The same pass-code and algorithm are used for encryption and decryption. This technique is based on the fact that for two chars c and x `(c^x)^x== c` is always true.

You are to find the unknown pass-code and decrypt a given message, using "the dictionary attack". It assumes that the secret message only uses ASCII characters and consists of space-separated words, each of which is found in a given dictionary. You can use isascii() (see `man isascii`) and can use a supplied dictionary (see below).

Algorithm: go over all possible pass-codes and "decrypt" the message using each proposed pass-code. Check the resulting string against the dictionary. If it consists entirely of words from the dictionary, you cracked the pass-code and decrypted the message. Otherwise, check the next pass-code. In order to speed up the dictionary check, you need to read the dictionary into memory and put all of it into an STL's `hash_set` (make sure that your workstation has enough memory).

The characters in the passcode will consist of only: lower case letters, upper case letters and numbers (0-9). No other ASCII characters will be in the pass-code.

Your program should take the following arguments:

• a dictionary file (one word per line); Unix systems typically have a couple of dictionaries in `/usr/share/dict/` or `/usr/dict/` (they are used by Unix spellchecker `ispell`).
• an encrypted message
Depending on the outcome, your program should print one of
• "Tried all possible pass-codes, didn't find a good one"
• "The secret message is: XYZ... The pass-code is: BLA"

Turn in:

1. A copy of your code. Please use enscript -2r and print it double-sided.
2. The three decrypted messages and associated pass-codes.
3. An explanation as to why `hash_sets` are useful in this project (instead of `sets` for example)
4. Describe how much time your program required to crack those three messages and how big the dictionary was. Further, estimate how long your program would have taken if Brehob had used 4,5 or 6 character pass-codes.

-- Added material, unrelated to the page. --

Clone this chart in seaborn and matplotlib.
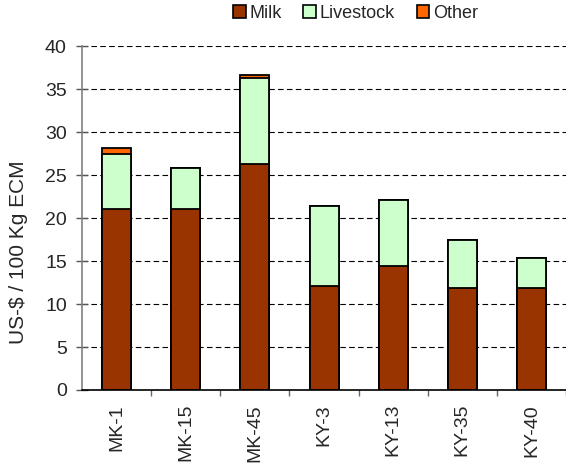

Note: Encryption by XOR is very very weak, and can be broken much more efficiently by smarter attacks. When you graduate and go to work (or grad school), do not use encryption by XOR when encryption strength is important.

You must use the described dictionary attack (brute force) for this project.

Note: Since encrypted messages are not in ASCII, you need to read/write them as binary (see handout 1 and handout 2).

3. Kruskal

References: example 1, example 2, theory

Implement Kruskal's algorithm. The only restrictions are that:

• You can't just copy C/C++ code from the Internet.
• You must use the STL for at least a part of your algorithm
You are to turn in
1. A MST for 100 randomly generated points in a plane. (Use your student ID number as the seed for the randomly generated points.) You may bound the plane in any reasonable way. The distance between the points is the weight of the edge between them. Thus you are dealing with a complete graph (all nodes have connections to all other nodes).
2. A printout of the program that generated the 100 points randomly.
3. A program printout for Kruskal's. If you use any code from someplace other than the text you must cite your source in your code.

HINT: Some of the above problems are really easy.

### Turn-in list

As always this is just a summary. Details about what is desired is provided above. When handing-in code, please use enscript -2r and print it double-sided.
• Answers to each of the questions. Include any math, comments or code needed to justify your answers.
• A copy of your code.
• The three decrypted messages and associated pass-codes.
• An explanation of why hash_sets were useful.
• Time descriptions. Includes time to break the codes given and predictions about breaking longer codes.
• A copy of your code to find a MST.
• The MST itself. (Graphical representation would be nice, but is not required.)
• A copy of your code to generate 100 points.